The United States is still not doing enough to protect vulnerable Afghan women and children six months after the U.S. withdrawal from Afghanistan.

For years the Bush Institute has been advocating for the Afghan women and children who are often overlooked in U.S. policy. Natalie Gonnella-Platts, Director of the Women’s Initiative, and Laura Collins, Director of the Bush Institute-SMU Economic Growth Initiative, wrote an op-ed for The Hill outlining how the U.S. government’s latest plans for expediated screening should be adjusted to include Afghan women and children.

 

The interpreters and others who held roles currently eligible for SIVs stood with us throughout the U.S. involvement in Afghanistan. They deserve to be protected for their service.

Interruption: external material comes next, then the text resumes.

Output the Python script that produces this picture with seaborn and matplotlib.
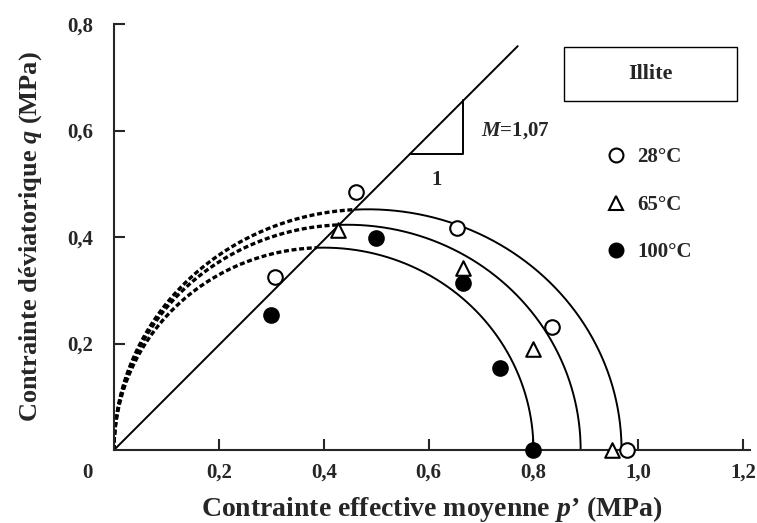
import numpy as np
import pandas as pd
import matplotlib
matplotlib.use("Agg")
import matplotlib.pyplot as plt
from matplotlib.patches import Rectangle
from matplotlib.lines import Line2D
import seaborn as sns

# Données
p_28 = [0.307, 0.461, 0.654, 0.835, 0.978]
q_28 = [0.325, 0.485, 0.417, 0.231, 0.0]
p_65 = [0.427, 0.665, 0.800, 0.950]
q_65 = [0.413, 0.342, 0.190, 0.0]
p_100 = [0.299, 0.500, 0.666, 0.736, 0.800]
q_100 = [0.254, 0.398, 0.314, 0.154, 0.0]
temperatures = ['28°C', '65°C', '100°C']

# Surfaces de charge (ellipses) : p0 et hauteur max
p0_list = [0.968, 0.890, 0.800]
qmax_list = [0.452, 0.423, 0.380]

# Ligne d'état critique
csl_slope = 0.985
csl_pmax = 0.770
M_label = '1,07'

sns.set_style("ticks")
plt.rcParams['font.family'] = ['Liberation Serif', 'DejaVu Serif']
plt.rcParams['font.weight'] = 'bold'
plt.rcParams['axes.labelweight'] = 'bold'
plt.rcParams['mathtext.fontset'] = 'custom'
plt.rcParams['mathtext.it'] = 'Liberation Serif:italic:bold'
plt.rcParams['mathtext.rm'] = 'Liberation Serif:bold'

fig = plt.figure(figsize=(7.57, 5.23), dpi=100)
ax = fig.add_axes([114 / 757, 73 / 523, 636 / 757, 426 / 523])

# Ellipses : pointillé au-dessus de la CSL, trait plein en dessous
for p0, qm in zip(p0_list, qmax_list):
    t = np.linspace(np.pi, 0, 600)
    pe = p0 / 2 + p0 / 2 * np.cos(t)
    qe = qm * np.sin(t)
    above = qe > csl_slope * pe
    k = np.argmax(~above)
    sns.lineplot(x=pe[:k + 1], y=qe[:k + 1], ax=ax, color='black', lw=2.4,
                 linestyle=(0, (1.5, 0.8)), sort=False, estimator=None)
    sns.lineplot(x=pe[k:], y=qe[k:], ax=ax, color='black', lw=1.4,
                 sort=False, estimator=None)

# CSL
sns.lineplot(x=[0, csl_pmax], y=[0, csl_slope * csl_pmax], ax=ax,
             color='black', lw=1.4)

# Triangle de pente
tri_p = [0.564, 0.665, 0.665]
tri_q = [0.555, 0.555, 0.658]
ax.plot(tri_p, tri_q, color='black', lw=1.4)
ax.text(0.765, 0.60, r'$M$=' + M_label, ha='center', va='center', fontsize=15)
ax.text(0.616, 0.507, '1', ha='center', va='center', fontsize=15)

# Points expérimentaux
df = pd.DataFrame({
    'p': p_28 + p_65 + p_100,
    'q': q_28 + q_65 + q_100,
    'T': [temperatures[0]] * len(p_28) + [temperatures[1]] * len(p_65)
         + [temperatures[2]] * len(p_100),
})
styles = {'28°C': ('o', 'white'), '65°C': ('^', 'white'), '100°C': ('o', 'black')}
for T in temperatures:
    sub = df[df['T'] == T]
    m, fc = styles[T]
    sns.scatterplot(data=sub, x='p', y='q', ax=ax, marker=m, color=fc,
                    edgecolor='black', linewidth=1.5, s=110, zorder=5,
                    clip_on=False)

# Légende
handles = [Line2D([], [], ls='none', marker=styles[T][0], markersize=10,
                  markerfacecolor=styles[T][1], markeredgecolor='black',
                  markeredgewidth=1.5) for T in temperatures]
ax.legend(handles, temperatures, loc='upper left', bbox_to_anchor=(0.76, 0.73),
          frameon=False, fontsize=15, labelspacing=1.32, handletextpad=0.5,
          handlelength=1.0, borderaxespad=0)

# Cadre "Illite"
ax.add_patch(Rectangle((0.7075, 0.819), 0.272, 0.127, transform=ax.transAxes,
                       fill=False, edgecolor='black', lw=1.0))
ax.text(0.843, 0.883, 'Illite', transform=ax.transAxes, ha='center',
        va='center', fontsize=16)

# Axes
ax.set_xlim(0, 1.213)
ax.set_ylim(0, 0.8)
ax.set_xticks([0.2, 0.4, 0.6, 0.8, 1.0, 1.2])
ax.set_xticklabels(['0,2', '0,4', '0,6', '0,8', '1,0', '1,2'])
ax.set_yticks([0.2, 0.4, 0.6, 0.8])
ax.set_yticklabels(['0,2', '0,4', '0,6', '0,8'])
ax.tick_params(direction='in', length=8, width=1.5, labelsize=15, pad=15)
ax.tick_params(axis='x', pad=9)
for s in ['top', 'right']:
    ax.spines[s].set_visible(False)
for s in ['left', 'bottom']:
    ax.spines[s].set_linewidth(1.5)
ax.text(-0.05, -0.043, '0', ha='center', va='center', fontsize=15)

ax.set_xlabel("Contrainte effective moyenne $p$\u2019 (MPa)", fontsize=20,
              labelpad=8)
ax.set_ylabel("Contrainte déviatorique $q$ (MPa)", fontsize=19, labelpad=17)

fig.savefig('out.png', dpi=100)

But the professions outlined within the eligibility requirements are primarily dominated by men. And we cannot forget that women — although often in different roles — stood with us, too. 

 

We applaud the U.S. government’s efforts to resettle our Afghan allies as fast as possible, particularly given the capacity challenges in our immigration system. The staffing shortages and long backlogs are real. We respect that there are many people in line who are just as deserving of faster processing. 

 

But let’s broaden the scope of the administration’s current plan and open this expedited third-country processing to Afghan women, too. The more quickly they are securely processed and admitted to the United States, the faster they can begin to rebuild their lives. 

 

Excluding Afghan women from the administration’s Afghanistan policy, even unintentionally, is a reoccurring problem.”